> _Stated goal_
Working from the top of the listing below, retype each line through the line containing "import plotly.graph_objects as go", both included, with no pictures.

> _Data extract_
*-*-*

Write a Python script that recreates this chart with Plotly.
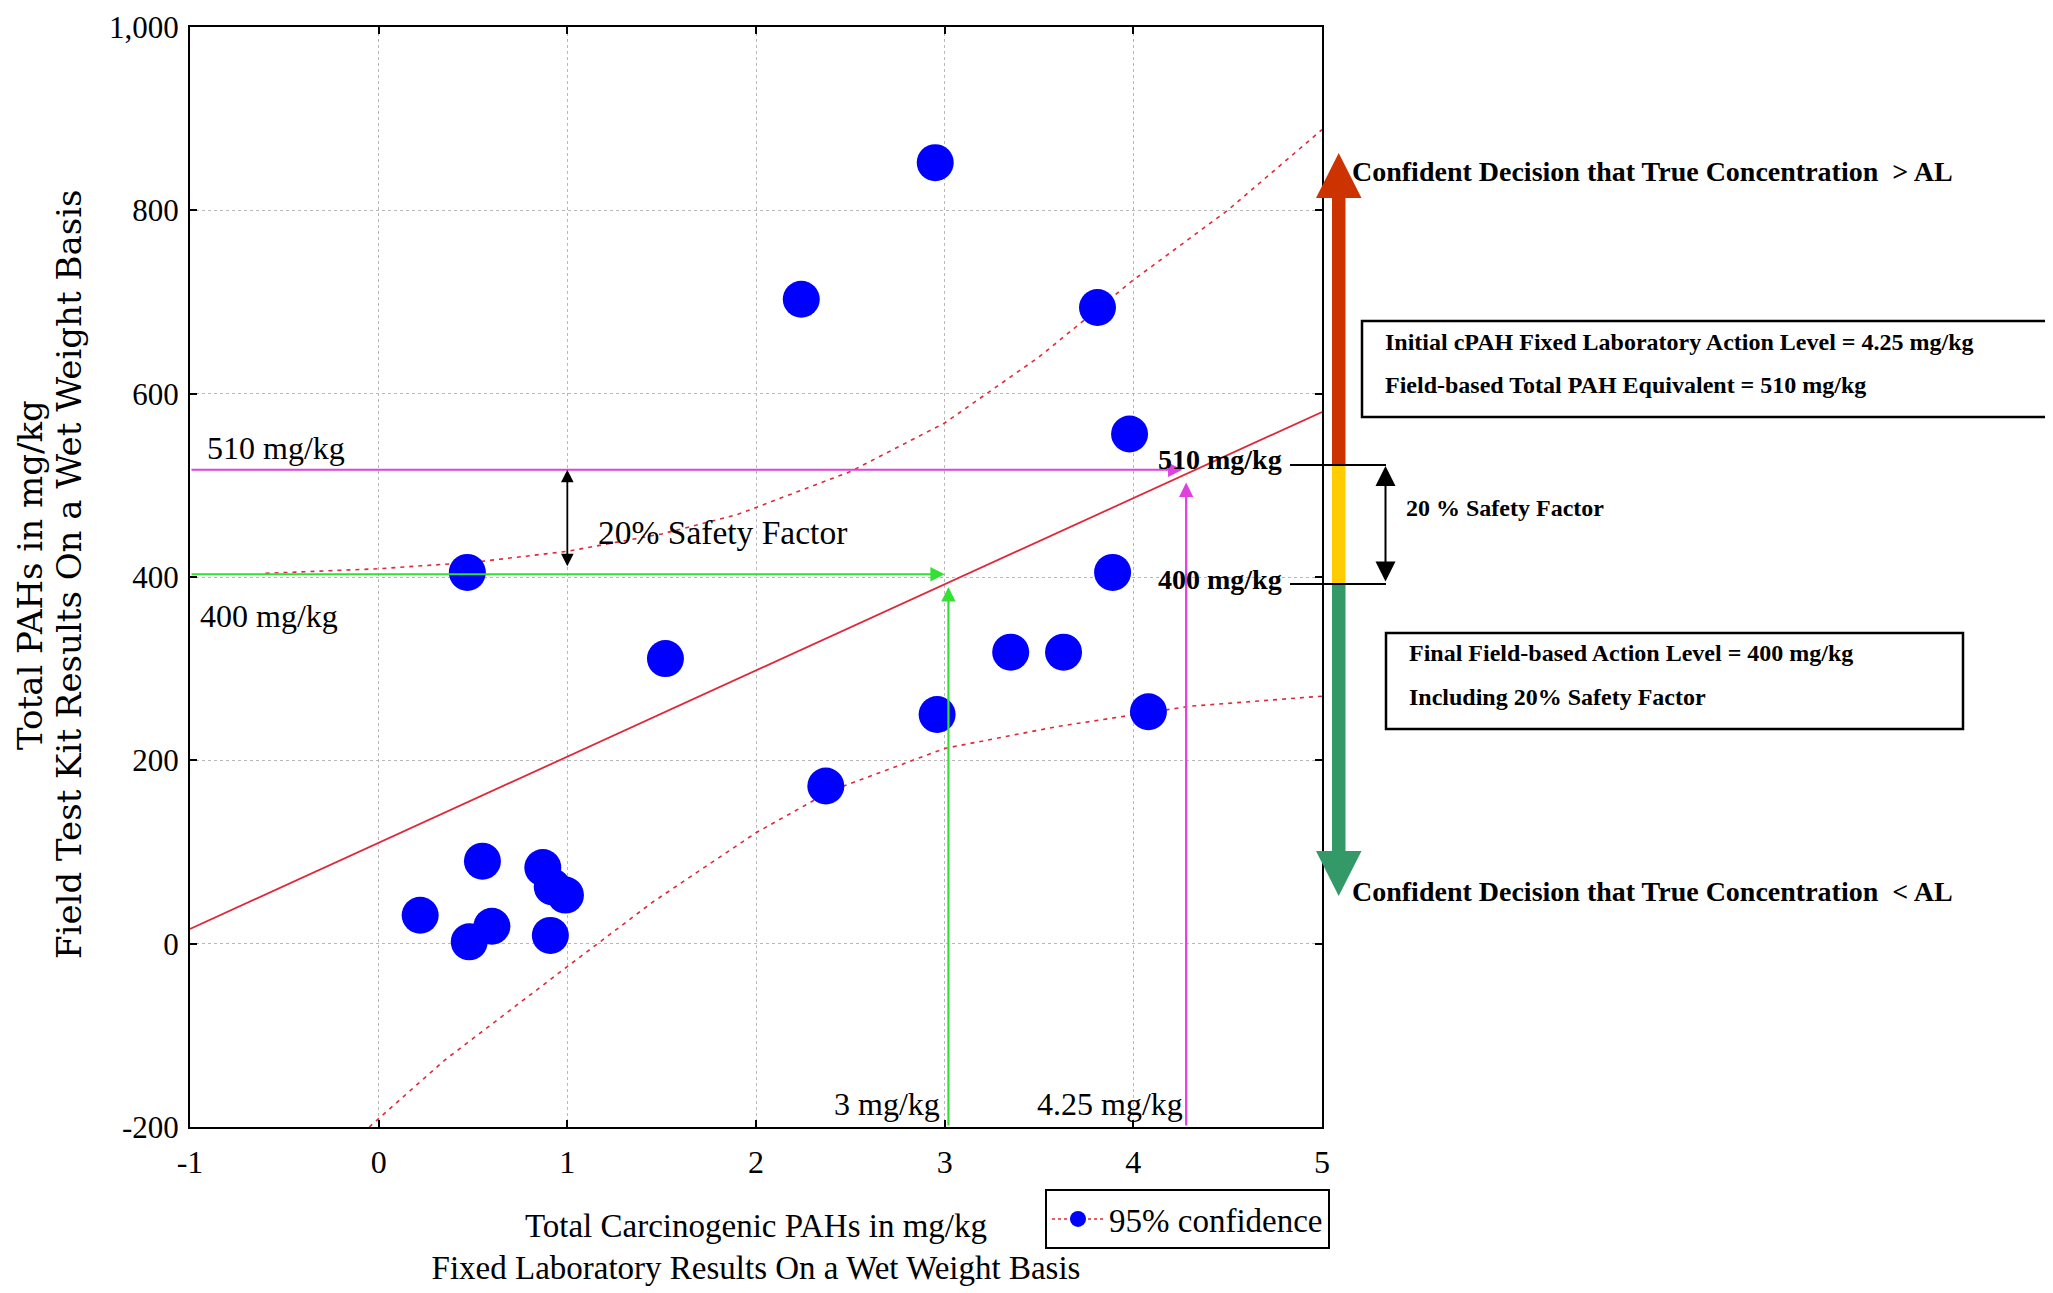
import plotly.graph_objects as go

# ---------------- data ----------------
lab_cpah = [2.95, 2.24, 3.81, 3.98, 0.47, 3.89, 1.52, 3.35, 3.63, 2.96,
            4.08, 2.37, 0.55, 0.87, 0.92, 0.99, 0.22, 0.60, 0.48, 0.91]
field_pah = [852, 703, 694, 556, 405, 405, 311, 318, 318, 250,
             253, 172, 90, 83, 62, 53, 31, 19, 2, 9]

fit_x = [-1, 5]
fit_y = [16, 580]

upper_x = [-0.6, 0.0, 0.5, 1.0, 1.5, 1.9, 2.5, 3.0, 3.5, 4.0, 4.5, 5.0]
upper_y = [404, 409, 416, 428, 447, 468, 515, 568, 640, 724, 800, 888]

lower_x = [-0.05, 0.35, 1.0, 1.45, 2.0, 2.4, 3.0, 3.6, 4.3, 5.0]
lower_y = [-200, -127, -25, 45, 121, 167, 213, 237, 259, 270]

# reference levels as drawn
field_levels = [517, 403]          # labelled 510 mg/kg and 400 mg/kg
field_level_labels = ["510 mg/kg", "400 mg/kg"]
lab_levels = [4.28, 3.02]          # labelled 4.25 mg/kg and 3 mg/kg
lab_level_labels = ["4.25 mg/kg", "3 mg/kg"]
safety_arrow_x = 1.0
safety_arrow_low = 410

x_ticks = [-1, 0, 1, 2, 3, 4, 5]
x_tick_text = ["-1", "0", "1", "2", "3", "4", "5"]
y_ticks = [-200, 0, 200, 400, 600, 800, 1000]
y_tick_text = ["-200", "0", "200", "400", "600", "800", "1,000"]

# ---------------- layout helpers ----------------
W, H = 2053, 1293
OFF = 8  # page body margin
def px(X):
    return (X - OFF) / W
def py(Y):
    return 1 - (Y - OFF) / H

SERIF = "Liberation Serif, Times New Roman, serif"
MAG = "#e040e0"
GRN = "#33e033"
RED = "#dd2a3a"

fig = go.Figure()

fig.add_trace(go.Scatter(x=upper_x, y=upper_y, mode="lines",
                         line=dict(color=RED, width=1.6, dash="4px,5px"),
                         showlegend=False, hoverinfo="skip"))
fig.add_trace(go.Scatter(x=lower_x, y=lower_y, mode="lines",
                         line=dict(color=RED, width=1.6, dash="4px,5px"),
                         showlegend=False, hoverinfo="skip"))
fig.add_trace(go.Scatter(x=fit_x, y=fit_y, mode="lines",
                         line=dict(color=RED, width=1.8),
                         showlegend=False, hoverinfo="skip"))
fig.add_trace(go.Scatter(x=lab_cpah, y=field_pah, mode="markers",
                         marker=dict(color="#0000ff", size=37),
                         showlegend=False))
# legend entry
fig.add_trace(go.Scatter(x=[None], y=[None], mode="lines+markers",
                         name="95% confidence",
                         line=dict(color=RED, width=1.5, dash="dot"),
                         marker=dict(color="#0000ff", size=16)))

annotations = []
h_colors = [MAG, GRN]
for lvl, lx, col in zip(field_levels, lab_levels, h_colors):
    annotations.append(dict(x=lx - 0.02, y=lvl, ax=-1, ay=lvl, xref="x", yref="y",
                            axref="x", ayref="y", text="", showarrow=True,
                            arrowhead=2, arrowsize=1.3, arrowwidth=2.2,
                            arrowcolor=col))
    annotations.append(dict(x=lx, y=lvl - 14, ax=lx, ay=-200, xref="x", yref="y",
                            axref="x", ayref="y", text="", showarrow=True,
                            arrowhead=2, arrowsize=1.3, arrowwidth=2.2,
                            arrowcolor=col))
annotations.append(dict(x=safety_arrow_x, y=field_levels[0], ax=safety_arrow_x,
                        ay=safety_arrow_low, xref="x", yref="y", axref="x", ayref="y",
                        text="", showarrow=True, arrowhead=2, arrowsize=1.4,
                        arrowwidth=1.8, arrowside="end+start", arrowcolor="black"))

fs = 32
annotations += [
    dict(x=-0.92, y=541, xref="x", yref="y", text=field_level_labels[0], showarrow=False,
         xanchor="left", yanchor="middle", font=dict(family=SERIF, size=fs, color="black")),
    dict(x=-0.955, y=357, xref="x", yref="y", text=field_level_labels[1], showarrow=False,
         xanchor="left", yanchor="middle", font=dict(family=SERIF, size=fs, color="black")),
    dict(x=1.15, y=449, xref="x", yref="y", text="20% Safety Factor", showarrow=False,
         xanchor="left", yanchor="middle", font=dict(family=SERIF, size=33.5, color="black")),
    dict(x=lab_levels[1], y=-175, xref="x", yref="y", text=lab_level_labels[1], showarrow=False,
         xanchor="right", yanchor="middle", xshift=-6,
         font=dict(family=SERIF, size=fs, color="black")),
    dict(x=lab_levels[0], y=-175, xref="x", yref="y", text=lab_level_labels[0], showarrow=False,
         xanchor="right", yanchor="middle", xshift=-1,
         font=dict(family=SERIF, size=fs, color="black")),
]

bfs = 28
bold = lambda s: dict(family=SERIF, size=s, color="black", weight="bold")
annotations += [
    dict(x=px(1284), y=py(459), xref="paper", yref="paper", text="510 mg/kg", showarrow=False,
         xanchor="right", yanchor="middle", font=bold(bfs)),
    dict(x=px(1284), y=py(579), xref="paper", yref="paper", text="400 mg/kg", showarrow=False,
         xanchor="right", yanchor="middle", font=bold(bfs)),
    dict(x=px(1404), y=py(508), xref="paper", yref="paper", text="20 % Safety Factor", showarrow=False,
         xanchor="left", yanchor="middle", font=bold(24)),
    dict(x=px(1350), y=py(172), xref="paper", yref="paper",
         text="Confident Decision that True Concentration&nbsp; &gt; AL", showarrow=False,
         xanchor="left", yanchor="middle", font=bold(bfs)),
    dict(x=px(1350), y=py(892), xref="paper", yref="paper",
         text="Confident Decision that True Concentration&nbsp; &lt; AL", showarrow=False,
         xanchor="left", yanchor="middle", font=bold(bfs)),
    dict(x=px(1383), y=py(342), xref="paper", yref="paper",
         text="Initial cPAH Fixed Laboratory Action Level = 4.25 mg/kg", showarrow=False,
         xanchor="left", yanchor="middle", font=bold(24)),
    dict(x=px(1383), y=py(385), xref="paper", yref="paper",
         text="Field-based Total PAH Equivalent = 510 mg/kg", showarrow=False,
         xanchor="left", yanchor="middle", font=bold(24)),
    dict(x=px(1407), y=py(653), xref="paper", yref="paper",
         text="Final Field-based Action Level = 400 mg/kg", showarrow=False,
         xanchor="left", yanchor="middle", font=bold(24)),
    dict(x=px(1407), y=py(697), xref="paper", yref="paper",
         text="Including 20% Safety Factor", showarrow=False,
         xanchor="left", yanchor="middle", font=bold(24)),
    dict(x=px(1385.5), y=py(466), xref="paper", yref="paper", ax=0, ay=117,
         text="", showarrow=True, arrowhead=2, arrowsize=2, arrowwidth=2,
         arrowside="end+start", arrowcolor="black"),
    dict(x=px(30), y=py(575), xref="paper", yref="paper", text="Total PAHs in mg/kg",
         textangle=-90, showarrow=False, xanchor="center", yanchor="middle",
         font=dict(family="DejaVu Serif, serif", size=34, color="black")),
    dict(x=px(69), y=py(575), xref="paper", yref="paper",
         text="Field Test Kit Results On a Wet Weight Basis",
         textangle=-90, showarrow=False, xanchor="center", yanchor="middle",
         font=dict(family="DejaVu Serif, serif", size=34, color="black")),
]

shapes = []
def rect(x0, y0, x1, y1, color):
    shapes.append(dict(type="rect", xref="paper", yref="paper",
                       x0=px(x0), x1=px(x1), y0=py(y1), y1=py(y0),
                       fillcolor=color, line=dict(width=0), layer="above"))
def tri(pts, color):
    path = "M " + " L ".join(f"{px(a):.5f},{py(b):.5f}" for a, b in pts) + " Z"
    shapes.append(dict(type="path", xref="paper", yref="paper", path=path,
                       fillcolor=color, line=dict(width=0), layer="above"))

rect(1332, 196, 1345.5, 466, "#cc3300")
rect(1332, 465, 1345.5, 584, "#ffcc00")
rect(1332, 584, 1345.5, 853, "#339966")
tri([(1316, 198), (1361.5, 198), (1338.7, 153)], "#cc3300")
tri([(1316, 851), (1361.5, 851), (1338.7, 896)], "#339966")
for Y in (465, 584):
    shapes.append(dict(type="line", xref="paper", yref="paper",
                       x0=px(1290), x1=px(1386), y0=py(Y), y1=py(Y),
                       line=dict(color="black", width=2.2), layer="above"))
shapes.append(dict(type="rect", xref="paper", yref="paper",
                   x0=px(1362), x1=px(2080), y0=py(417), y1=py(321),
                   line=dict(color="black", width=2.5)))
shapes.append(dict(type="rect", xref="paper", yref="paper",
                   x0=px(1386), x1=px(1963), y0=py(729), y1=py(633),
                   line=dict(color="black", width=2.5)))

axis_common = dict(showline=True, linecolor="black", linewidth=2, mirror="ticks",
                   ticks="inside", ticklen=7, tickcolor="black", tickwidth=1.5,
                   showgrid=True, gridcolor="#b8b8b8", griddash="dot", gridwidth=1,
                   zeroline=False, ticklabeloverflow="allow")

fig.update_layout(
    width=W, height=H,
    margin=dict(l=0, r=0, t=0, b=0),
    paper_bgcolor="white", plot_bgcolor="white",
    xaxis=dict(domain=[px(190), px(1322)], range=[-1, 5], tickvals=x_ticks,
               ticktext=x_tick_text, automargin=False, ticklabelstandoff=6,
               tickfont=dict(family=SERIF, size=32, color="black"),
               title=dict(text="Total Carcinogenic PAHs in mg/kg<br>Fixed Laboratory Results On a Wet Weight Basis",
                          font=dict(family=SERIF, size=33, color="black"), standoff=34),
               **axis_common),
    yaxis=dict(domain=[py(1127), py(27)], range=[-200, 1000], tickvals=y_ticks,
               ticktext=y_tick_text, automargin=False, ticklabelstandoff=3,
               tickfont=dict(family=SERIF, size=31, color="black"), **axis_common),
    legend=dict(x=px(1045), y=py(1189), xanchor="left", yanchor="top",
                bordercolor="black", borderwidth=2, bgcolor="white",
                font=dict(family=SERIF, size=33, color="black"),
                itemwidth=52, tracegroupgap=0),
    showlegend=True,
    annotations=annotations,
    shapes=shapes,
)

fig.write_html("out.html")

*-*-*

> _Exercise output_
Write a Python script that recreates this chart with Plotly.
import plotly.graph_objects as go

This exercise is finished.